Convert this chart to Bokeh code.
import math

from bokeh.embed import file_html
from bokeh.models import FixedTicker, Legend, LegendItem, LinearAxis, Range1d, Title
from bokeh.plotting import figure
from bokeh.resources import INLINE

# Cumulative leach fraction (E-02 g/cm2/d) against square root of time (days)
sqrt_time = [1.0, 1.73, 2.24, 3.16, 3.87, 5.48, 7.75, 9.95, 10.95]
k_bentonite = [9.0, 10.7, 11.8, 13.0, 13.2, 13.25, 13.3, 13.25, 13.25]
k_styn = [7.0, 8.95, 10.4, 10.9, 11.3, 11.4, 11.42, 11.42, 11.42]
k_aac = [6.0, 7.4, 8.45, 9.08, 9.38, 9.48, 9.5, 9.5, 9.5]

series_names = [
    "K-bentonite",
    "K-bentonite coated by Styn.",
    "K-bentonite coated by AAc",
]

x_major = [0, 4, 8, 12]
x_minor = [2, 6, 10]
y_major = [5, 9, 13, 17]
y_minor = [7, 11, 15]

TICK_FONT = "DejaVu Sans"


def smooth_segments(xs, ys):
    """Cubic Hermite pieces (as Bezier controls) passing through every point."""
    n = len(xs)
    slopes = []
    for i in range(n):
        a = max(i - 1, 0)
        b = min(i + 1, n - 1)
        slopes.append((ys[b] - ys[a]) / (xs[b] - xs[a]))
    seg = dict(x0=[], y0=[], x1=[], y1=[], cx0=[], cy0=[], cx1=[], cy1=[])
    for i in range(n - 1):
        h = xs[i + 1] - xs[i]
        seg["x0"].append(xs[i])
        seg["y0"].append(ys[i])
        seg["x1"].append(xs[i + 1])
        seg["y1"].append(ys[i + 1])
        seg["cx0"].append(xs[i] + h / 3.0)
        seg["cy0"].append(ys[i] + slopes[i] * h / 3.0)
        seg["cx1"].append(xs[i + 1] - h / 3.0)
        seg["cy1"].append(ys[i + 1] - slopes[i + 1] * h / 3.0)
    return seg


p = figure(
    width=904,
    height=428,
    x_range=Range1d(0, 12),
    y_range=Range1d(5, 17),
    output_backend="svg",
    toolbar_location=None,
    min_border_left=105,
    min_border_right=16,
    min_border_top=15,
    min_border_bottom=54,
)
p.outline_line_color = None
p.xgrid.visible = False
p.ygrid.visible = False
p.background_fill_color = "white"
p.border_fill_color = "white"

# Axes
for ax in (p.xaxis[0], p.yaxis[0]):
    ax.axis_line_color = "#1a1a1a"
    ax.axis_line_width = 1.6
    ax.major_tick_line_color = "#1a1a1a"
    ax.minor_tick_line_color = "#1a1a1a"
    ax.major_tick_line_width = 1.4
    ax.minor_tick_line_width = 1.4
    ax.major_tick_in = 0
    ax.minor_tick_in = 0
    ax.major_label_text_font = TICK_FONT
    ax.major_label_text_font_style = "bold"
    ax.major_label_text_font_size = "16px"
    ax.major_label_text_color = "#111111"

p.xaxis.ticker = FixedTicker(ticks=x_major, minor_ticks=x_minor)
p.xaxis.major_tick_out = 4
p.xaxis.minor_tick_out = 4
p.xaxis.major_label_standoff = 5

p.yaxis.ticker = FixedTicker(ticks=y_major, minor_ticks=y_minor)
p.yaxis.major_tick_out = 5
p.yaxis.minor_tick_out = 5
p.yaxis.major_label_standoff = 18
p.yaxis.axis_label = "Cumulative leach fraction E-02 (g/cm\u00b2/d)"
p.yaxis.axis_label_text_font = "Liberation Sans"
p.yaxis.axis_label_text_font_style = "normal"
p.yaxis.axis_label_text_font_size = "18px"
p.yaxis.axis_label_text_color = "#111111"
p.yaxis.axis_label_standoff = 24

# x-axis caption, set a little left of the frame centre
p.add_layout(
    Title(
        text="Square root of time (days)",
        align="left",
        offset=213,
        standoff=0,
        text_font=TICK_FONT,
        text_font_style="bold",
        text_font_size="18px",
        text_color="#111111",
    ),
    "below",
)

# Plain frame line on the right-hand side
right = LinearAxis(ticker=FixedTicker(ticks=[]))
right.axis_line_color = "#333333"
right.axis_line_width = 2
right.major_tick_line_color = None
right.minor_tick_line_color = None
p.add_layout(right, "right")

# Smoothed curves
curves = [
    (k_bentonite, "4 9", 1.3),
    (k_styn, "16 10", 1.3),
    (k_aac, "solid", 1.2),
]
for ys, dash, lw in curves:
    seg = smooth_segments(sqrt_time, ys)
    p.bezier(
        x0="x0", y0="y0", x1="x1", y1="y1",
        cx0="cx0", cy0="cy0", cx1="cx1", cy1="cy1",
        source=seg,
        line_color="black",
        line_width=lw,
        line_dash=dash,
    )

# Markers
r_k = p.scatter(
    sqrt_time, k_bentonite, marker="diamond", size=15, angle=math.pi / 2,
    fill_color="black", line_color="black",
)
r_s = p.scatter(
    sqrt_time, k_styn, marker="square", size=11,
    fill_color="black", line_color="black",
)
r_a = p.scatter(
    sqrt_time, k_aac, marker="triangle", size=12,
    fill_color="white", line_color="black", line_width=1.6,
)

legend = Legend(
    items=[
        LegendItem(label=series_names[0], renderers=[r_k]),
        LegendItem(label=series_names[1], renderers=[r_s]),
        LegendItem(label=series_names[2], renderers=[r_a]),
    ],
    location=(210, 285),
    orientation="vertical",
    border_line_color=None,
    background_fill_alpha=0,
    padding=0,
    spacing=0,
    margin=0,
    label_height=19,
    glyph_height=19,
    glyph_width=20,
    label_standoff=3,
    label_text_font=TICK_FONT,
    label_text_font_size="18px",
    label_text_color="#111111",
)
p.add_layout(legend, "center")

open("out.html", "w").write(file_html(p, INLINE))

:::::

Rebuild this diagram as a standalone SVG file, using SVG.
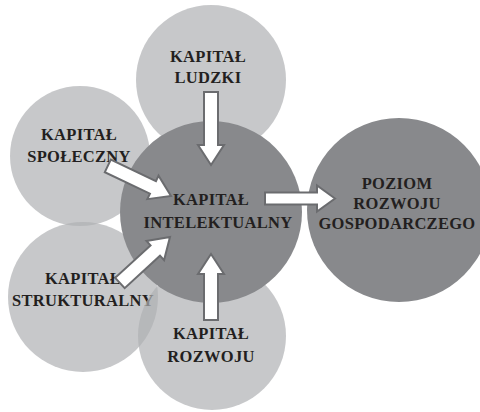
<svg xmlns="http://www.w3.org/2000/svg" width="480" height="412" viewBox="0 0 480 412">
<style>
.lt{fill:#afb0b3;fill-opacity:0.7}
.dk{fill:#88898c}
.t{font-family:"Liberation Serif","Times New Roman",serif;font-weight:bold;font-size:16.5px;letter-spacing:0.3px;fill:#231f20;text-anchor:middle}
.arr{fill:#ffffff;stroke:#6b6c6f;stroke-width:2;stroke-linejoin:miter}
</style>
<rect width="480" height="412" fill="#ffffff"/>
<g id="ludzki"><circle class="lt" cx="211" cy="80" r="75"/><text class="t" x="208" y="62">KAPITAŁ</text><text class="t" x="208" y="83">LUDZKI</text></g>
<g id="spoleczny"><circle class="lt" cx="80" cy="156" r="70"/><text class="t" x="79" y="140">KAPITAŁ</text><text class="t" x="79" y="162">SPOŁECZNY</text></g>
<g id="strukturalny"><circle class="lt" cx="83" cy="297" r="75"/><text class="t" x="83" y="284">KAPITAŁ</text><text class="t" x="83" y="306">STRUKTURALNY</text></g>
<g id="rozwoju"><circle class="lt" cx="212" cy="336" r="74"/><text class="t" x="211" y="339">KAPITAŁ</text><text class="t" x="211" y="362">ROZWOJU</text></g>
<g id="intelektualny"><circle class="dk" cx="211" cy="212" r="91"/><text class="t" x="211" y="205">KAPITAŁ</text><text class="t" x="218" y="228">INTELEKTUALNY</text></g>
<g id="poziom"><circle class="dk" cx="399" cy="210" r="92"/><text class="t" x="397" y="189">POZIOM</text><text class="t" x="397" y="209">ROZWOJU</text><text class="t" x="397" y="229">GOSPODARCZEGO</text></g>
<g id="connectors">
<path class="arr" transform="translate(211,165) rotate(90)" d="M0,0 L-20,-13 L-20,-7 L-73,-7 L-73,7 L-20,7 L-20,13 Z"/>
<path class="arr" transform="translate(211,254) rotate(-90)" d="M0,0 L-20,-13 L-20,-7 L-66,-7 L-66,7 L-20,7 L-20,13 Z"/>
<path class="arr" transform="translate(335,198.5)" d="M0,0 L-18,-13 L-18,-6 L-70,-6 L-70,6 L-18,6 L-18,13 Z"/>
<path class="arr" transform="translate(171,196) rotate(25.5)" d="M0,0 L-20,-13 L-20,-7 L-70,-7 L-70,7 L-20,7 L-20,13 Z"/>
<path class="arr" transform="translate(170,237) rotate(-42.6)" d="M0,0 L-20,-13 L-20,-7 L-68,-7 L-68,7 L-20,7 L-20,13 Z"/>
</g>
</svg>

:::::

» TASK INSTRUCTIONS
Where a line holds the string "this", copy that line.

» FULL OUTPUT
Convert this chart to Bokeh code.
Rebuild this diagram as a standalone SVG file, using SVG.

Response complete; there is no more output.